Un doloroso legame genitorial-filiale è anche la chiave de “La verità” di Kore-eda Hirokazu, per la prima volta in interni europei e borghesi. Sarà per quello che la pur bella sceneggiatura, tratta da una pièce teatrale, non ha la forza delle precedenti. L’ironia sottile, lo sguardo morbido ma implacabile sono il pepe di una resa dei conti tra una figlia (Juliette Binoche) e la madre (Catherine Deneuve), attrice sul viale del tramonto. Il meccanismo a orologio del pluripremiato regista giapponese svela a poco a poco segreti e bugie, da cui emerge un legame più forte di quanto entrambe volessero.

Mario Martone, primo degli italiani in gara, ha contemporaneizzato “Il sindaco del rione sanità” di Eduardo De Filippo (applausi appena il nome compare sullo schermo). Sarà anche vero che la sceneggiatura è un capolavoro, ma i piccoli cambiamenti apportati dal regista napoletano e la recitazione dei protagonisti, da Francesco Di Leva a Massimiliano Gallo, la rendono una storia vivida. Chapeau.
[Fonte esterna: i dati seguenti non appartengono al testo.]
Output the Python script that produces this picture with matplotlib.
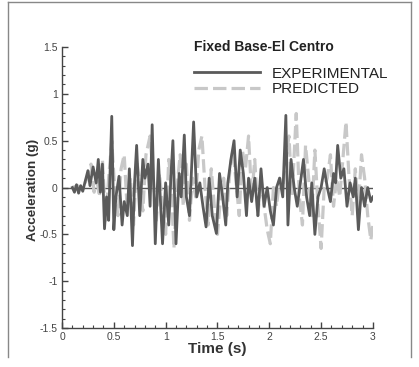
import matplotlib
matplotlib.use("Agg")
import matplotlib.pyplot as plt
from matplotlib.lines import Line2D
from matplotlib.ticker import MultipleLocator

plt.rcParams["font.family"] = ["Liberation Sans", "DejaVu Sans"]

# Experimental record (turning points)
t_exp = [0.10, 0.12, 0.14, 0.16, 0.18, 0.20, 0.22, 0.25, 0.27, 0.30,
         0.33, 0.35, 0.37, 0.39, 0.41, 0.43, 0.45, 0.48, 0.50, 0.52,
         0.55, 0.58, 0.60, 0.63, 0.65, 0.68, 0.70, 0.72, 0.75, 0.78,
         0.80, 0.83, 0.85, 0.87, 0.90, 0.93, 0.95, 0.97, 1.00, 1.03,
         1.05, 1.07, 1.10, 1.13, 1.15, 1.18, 1.20, 1.23, 1.25, 1.27,
         1.30, 1.33, 1.36, 1.39, 1.42, 1.45, 1.49, 1.52, 1.55, 1.58,
         1.60, 1.63, 1.66, 1.69, 1.72, 1.75, 1.78, 1.80, 1.83, 1.86,
         1.89, 1.92, 1.95, 1.98, 2.01, 2.04, 2.07, 2.10, 2.13, 2.16,
         2.18, 2.21, 2.24, 2.27, 2.30, 2.33, 2.36, 2.39, 2.41, 2.44,
         2.47, 2.50, 2.53, 2.56, 2.59, 2.62, 2.64, 2.66, 2.69, 2.72,
         2.75, 2.78, 2.81, 2.83, 2.86, 2.89, 2.92, 2.95, 2.98, 3.00]
a_exp = [0.00, -0.05, 0.03, -0.06, 0.02, -0.04, 0.05, 0.18, 0.02, 0.22,
         0.05, 0.30, -0.05, 0.25, -0.44, -0.10, -0.35, 0.76, -0.45, -0.10,
         0.12, -0.40, -0.15, -0.30, 0.20, -0.62, 0.05, 0.45, -0.30, 0.30,
         0.10, 0.25, -0.20, 0.67, -0.60, 0.30, -0.15, -0.60, 0.05, -0.40,
         0.10, 0.50, -0.60, 0.15, -0.10, 0.56, -0.10, -0.30, 0.20, 0.70,
         -0.10, 0.05, -0.20, -0.42, 0.10, -0.30, -0.49, 0.15, -0.10, -0.40,
         0.05, 0.30, 0.50, -0.10, 0.40, 0.15, -0.30, 0.10, -0.15, 0.10,
         -0.30, 0.20, -0.20, 0.00, -0.25, -0.40, 0.00, 0.10, -0.10, 0.77,
         -0.40, 0.30, 0.00, -0.20, 0.05, 0.30, -0.10, -0.30, 0.05, -0.50,
         -0.10, 0.00, 0.20, 0.00, -0.15, 0.15, 0.05, 0.45, 0.10, 0.20,
         -0.20, 0.05, -0.10, 0.10, -0.45, 0.00, -0.20, 0.00, -0.15, -0.10]

# Predicted response
t_pred = [0.10, 0.15, 0.20, 0.24, 0.28, 0.31, 0.33, 0.36, 0.39, 0.42,
          0.45, 0.48, 0.51, 0.54, 0.57, 0.60, 0.63, 0.66, 0.69, 0.72,
          0.75, 0.78, 0.81, 0.85, 0.88, 0.91, 0.94, 0.97, 1.00, 1.03,
          1.05, 1.08, 1.11, 1.14, 1.17, 1.20, 1.23, 1.26, 1.29, 1.32,
          1.35, 1.38, 1.41, 1.44, 1.47, 1.50, 1.53, 1.56, 1.59, 1.62,
          1.65, 1.68, 1.71, 1.74, 1.77, 1.80, 1.83, 1.86, 1.89, 1.92,
          1.95, 1.98, 2.01, 2.04, 2.07, 2.10, 2.13, 2.16, 2.19, 2.22,
          2.26, 2.29, 2.32, 2.35, 2.38, 2.41, 2.44, 2.47, 2.50, 2.53,
          2.56, 2.59, 2.62, 2.65, 2.68, 2.71, 2.74, 2.77, 2.80, 2.83,
          2.86, 2.89, 2.92, 2.95, 2.98, 3.00]
a_pred = [0.00, 0.02, -0.02, 0.10, 0.25, -0.05, 0.15, -0.10, 0.30, -0.35,
          0.10, 0.50, -0.05, -0.30, 0.20, 0.35, -0.25, 0.10, -0.40, 0.30,
          0.05, -0.25, 0.35, 0.55, 0.10, -0.35, 0.15, -0.20, -0.50, 0.30,
          0.10, -0.65, 0.00, 0.35, -0.20, 0.25, -0.35, 0.10, -0.10, 0.40,
          0.55, 0.00, -0.40, 0.20, -0.20, -0.50, -0.10, 0.10, -0.30, 0.20,
          0.40, 0.05, -0.30, 0.40, 0.20, 0.55, -0.10, 0.30, -0.30, 0.10,
          -0.20, -0.45, -0.60, 0.00, -0.20, 0.10, 0.00, 0.30, 0.55, -0.10,
          0.79, -0.10, -0.40, 0.45, 0.10, -0.30, 0.40, -0.20, -0.65, 0.00,
          0.10, 0.35, -0.20, 0.10, -0.10, 0.30, 0.70, 0.10, -0.30, 0.20,
          -0.20, 0.35, 0.10, -0.30, -0.56, -0.40]

fig = plt.figure(figsize=(4.19, 3.67), dpi=100)
ax = fig.add_axes([0.148, 0.106, 0.742, 0.766])

ax.axhline(0, color="#555555", lw=1.0, zorder=1)
ln_pred, = ax.plot(t_pred, a_pred, color="#c8c8c8", lw=2.3, zorder=2,
                   label="PREDICTED")
ln_pred.set_dashes((4.2, 1.6))
ln_exp, = ax.plot(t_exp, a_exp, color="#5a5a5a", lw=2.0, zorder=3,
                  label="EXPERIMENTAL")

ax.set_xlim(0, 3)
ax.set_ylim(-1.5, 1.5)
ax.xaxis.set_minor_locator(MultipleLocator(0.1))
ax.yaxis.set_minor_locator(MultipleLocator(0.1))
ax.set_xticks([0, 0.5, 1, 1.5, 2, 2.5, 3])
ax.set_xticklabels(["0", "0.5", "1", "1.5", "2", "2.5", "3"])
ax.set_yticks([-1.5, -1, -0.5, 0, 0.5, 1, 1.5])
ax.set_yticklabels(["-1.5", "-1", "-0.5", "0", "0.5", "1", "1.5"])

for s in ["top", "right"]:
    ax.spines[s].set_visible(False)
for s in ["left", "bottom"]:
    ax.spines[s].set_color("#444444")
    ax.spines[s].set_linewidth(1.0)

ax.tick_params(which="major", direction="in", length=4.5, width=1.0,
               color="#444444", labelsize=7.5, labelcolor="#444444", pad=3)
ax.tick_params(which="minor", direction="in", length=2.2, width=0.8,
               color="#444444")

ax.set_xlabel("Time (s)", fontsize=11, fontweight="bold", color="#333333")
ax.set_ylabel("Acceleration (g)", fontsize=9.7, fontweight="bold",
              color="#333333")
ax.xaxis.set_label_coords(0.5, -0.05)
ax.yaxis.set_label_coords(-0.074, 0.49)

ax.text(0.424, 1.0, "Fixed Base-El Centro", transform=ax.transAxes,
        fontsize=10, fontweight="bold", color="#222222",
        ha="left", va="center")
leg = ax.legend(handles=[ln_exp, ln_pred], loc="upper left",
                bbox_to_anchor=(0.424, 0.93), frameon=False, fontsize=11,
                handlelength=4.3, handletextpad=0.8, labelspacing=0.08,
                borderaxespad=0, borderpad=0)
for txt in leg.get_texts():
    txt.set_color("#222222")

# outer frame
for xs, ys in [([0.019, 0.019], [0.027, 0.995]),
               ([0.019, 0.981], [0.995, 0.995]),
               ([0.981, 0.981], [0.027, 0.995])]:
    fig.add_artist(Line2D(xs, ys, color="#888888", lw=1.0))

fig.savefig("out.png", dpi=100)
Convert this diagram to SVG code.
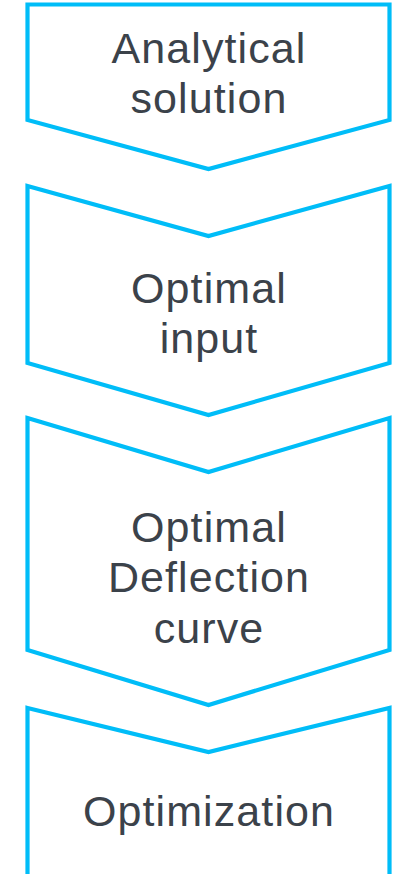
<svg xmlns="http://www.w3.org/2000/svg" width="395" height="874" viewBox="0 0 395 874">
<style>
.box{fill:#ffffff;stroke:#00bdf8;stroke-width:4.2;stroke-linejoin:miter}
.t{font-family:"Liberation Sans",Arial,sans-serif;font-size:43px;fill:#3b424a;text-anchor:middle;letter-spacing:1.1px}
</style>
<rect width="395" height="874" fill="#ffffff"/>
<g id="node1">
<polygon class="box" points="27.5,4.5 389.5,4.5 389.5,120 208.5,169 27.5,120"/>
<text class="t" x="209" y="62.5">Analytical</text>
<text class="t" x="209" y="112.5">solution</text>
</g>
<g id="node2">
<polygon class="box" points="27.5,186 208.5,236 389.5,186 389.5,363 208.5,415 27.5,363"/>
<text class="t" x="209" y="302.5">Optimal</text>
<text class="t" x="209" y="352.5">input</text>
</g>
<g id="node3">
<polygon class="box" points="27.5,418 208.5,472 389.5,418 389.5,650 208.5,705 27.5,650"/>
<text class="t" x="209" y="541.5">Optimal</text>
<text class="t" x="209" y="591.5">Deflection</text>
<text class="t" x="209" y="642.5">curve</text>
</g>
<g id="node4">
<polygon class="box" points="27.5,708 208.5,752 389.5,708 389.5,890 27.5,890"/>
<text class="t" x="209" y="826">Optimization</text>
</g>
<g id="connectors"></g>
</svg>
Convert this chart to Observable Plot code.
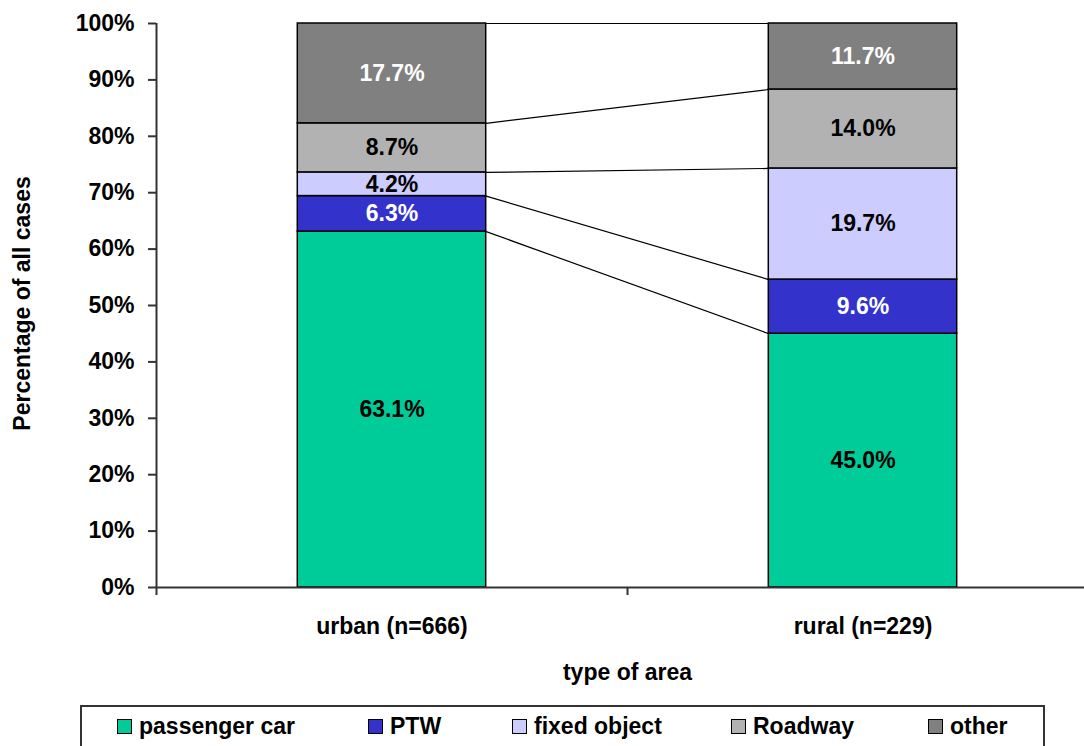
<!DOCTYPE html>
<html>
<head>
<meta charset="utf-8">
<script src="https://cdn.jsdelivr.net/npm/d3@7"></script>
<script src="https://cdn.jsdelivr.net/npm/@observablehq/plot@0.6"></script>
<style>
  body { margin: 0; background: #fff; font-family: "Liberation Sans", Arial, sans-serif; }
  #wrap { position: relative; width: 1084px; height: 746px; overflow: hidden; }
  #legend { position: absolute; left: 80px; top: 705px; width: 965px; height: 60px;
    border: 2px solid #333; box-sizing: border-box; font-weight: bold; font-size: 23px; color: #000; }
  .item { position: absolute; top: 6px; display: flex; align-items: center; white-space: nowrap; }
  .sw { width: 13px; height: 13px; border: 1px solid #000; margin-right: 7px; }
</style>
</head>
<body>
<div id="wrap">
  <div id="chart"></div>
  <div id="legend"></div>
</div>
<script>
const categories = ["urban (n=666)", "rural (n=229)"];
const series = ["passenger car", "PTW", "fixed object", "Roadway", "other"];
const urbanValues = [63.1, 6.3, 4.2, 8.7, 17.7];
const ruralValues = [45.0, 9.6, 19.7, 14.0, 11.7];
const colors = ["#00CC99", "#3333CC", "#CCCCFF", "#B2B2B2", "#808080"];
const whiteLabelSeries = ["PTW", "other"];
const yTicks = [0, 10, 20, 30, 40, 50, 60, 70, 80, 90, 100];
const legendOffsets = [35, 286, 430, 649, 846];

const values = [urbanValues, ruralValues];
const barHalf = 0.2;

const rows = [];
categories.forEach((cat, i) => {
  let cum = 0;
  series.forEach((s, j) => {
    const v = values[i][j];
    rows.push({cat, i, series: s, value: v, y1: cum, y2: cum + v});
    cum += v;
  });
});

const links = series.map(s => {
  const a = rows.find(r => r.i === 0 && r.series === s);
  const b = rows.find(r => r.i === 1 && r.series === s);
  return {series: s, ya: a.y2, yb: b.y2};
});

const font = '"Liberation Sans", Arial, sans-serif';

const chart = Plot.plot({
  width: 1084,
  height: 700,
  marginLeft: 156,
  marginTop: 23,
  marginBottom: 113,
  marginRight: 0,
  style: {fontFamily: font, fontSize: "23px", fontWeight: "bold", color: "#000", background: "#fff"},
  x: {type: "linear", domain: [0, 2], range: [156, 1098], axis: null},
  y: {domain: [0, 100], axis: null},
  color: {domain: series, range: colors},
  marks: [
    Plot.rectY(rows, {
      x1: d => d.i + 0.5 - barHalf,
      x2: d => d.i + 0.5 + barHalf,
      y1: "y1", y2: "y2",
      fill: "series", stroke: "#000", strokeWidth: 1.5
    }),
    Plot.link(links, {
      x1: () => 0.5 + barHalf, x2: () => 1.5 - barHalf,
      y1: "ya", y2: "yb", stroke: "#000", strokeWidth: 1.2
    }),
    Plot.text(rows.filter(r => !whiteLabelSeries.includes(r.series)), {
      x: d => d.i + 0.5, y: d => (d.y1 + d.y2) / 2,
      text: d => d.value.toFixed(1) + "%", fill: "#000", fontSize: 23, fontWeight: "bold"
    }),
    Plot.text(rows.filter(r => whiteLabelSeries.includes(r.series)), {
      x: d => d.i + 0.5, y: d => (d.y1 + d.y2) / 2,
      text: d => d.value.toFixed(1) + "%", fill: "#fff", fontSize: 23, fontWeight: "bold"
    }),
    Plot.axisY({ticks: yTicks, tickFormat: d => d + "%", tickSize: 8, tickPadding: 14,
      stroke: "#333", strokeWidth: 2, fontSize: 23, fontWeight: "bold", label: null}),
    Plot.axisX({ticks: [0, 1, 2], tickFormat: () => "", tickSize: 8, stroke: "#333", strokeWidth: 2, label: null}),
    Plot.ruleX([0], {stroke: "#333", strokeWidth: 2}),
    Plot.ruleY([0], {stroke: "#333", strokeWidth: 2}),
    Plot.text(categories, {x: (d, i) => i + 0.5, y: 0, dy: 39, text: d => d, fontSize: 23, fontWeight: "bold", fill: "#000"}),
    Plot.text(["type of area"], {x: 1, y: 0, dy: 85, text: d => d, fontSize: 23, fontWeight: "bold", fill: "#000"}),
    Plot.text(["Percentage of all cases"], {frameAnchor: "left", textAnchor: "middle", dx: -134, dy: -2, rotate: -90, text: d => d, fontSize: 23, fontWeight: "bold", fill: "#000"})
  ]
});
document.getElementById("chart").appendChild(chart);

const legend = document.getElementById("legend");
series.forEach((s, j) => {
  const item = document.createElement("div");
  item.className = "item";
  item.style.left = legendOffsets[j] + "px";
  const sw = document.createElement("span");
  sw.className = "sw";
  sw.style.background = colors[j];
  const t = document.createElement("span");
  t.textContent = s;
  item.appendChild(sw);
  item.appendChild(t);
  legend.appendChild(item);
});
</script>
</body>
</html>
Infine è passato Polanski che non tradisce mai. È bellissimo il suo “J’accuse” sul caso Dreyfus, il più noto scandalo di ingiustizia del XIX secolo francese, in cui un capitano ebreo venne condannato per alto tradimento secondo un’accusa poi rivelatasi falsa. Le larghe spalle di Jean Dujardin (quello di The artist), hanno retto il ruolo dell’ufficiale Picquart, il grimaldello della verità. Il regista franco polacco ci mette in guardia sul pericolo sempre attuale dell’antisemitismo e offre il suo manifesto contro l’ingiustizia, mettendosi nel pentolone dei perseguitati. Sicuramente Martel non è d’accordo. Dura che si porti a casa dei premi, salvo che la presidente non voglia dimostrare di essere super partes.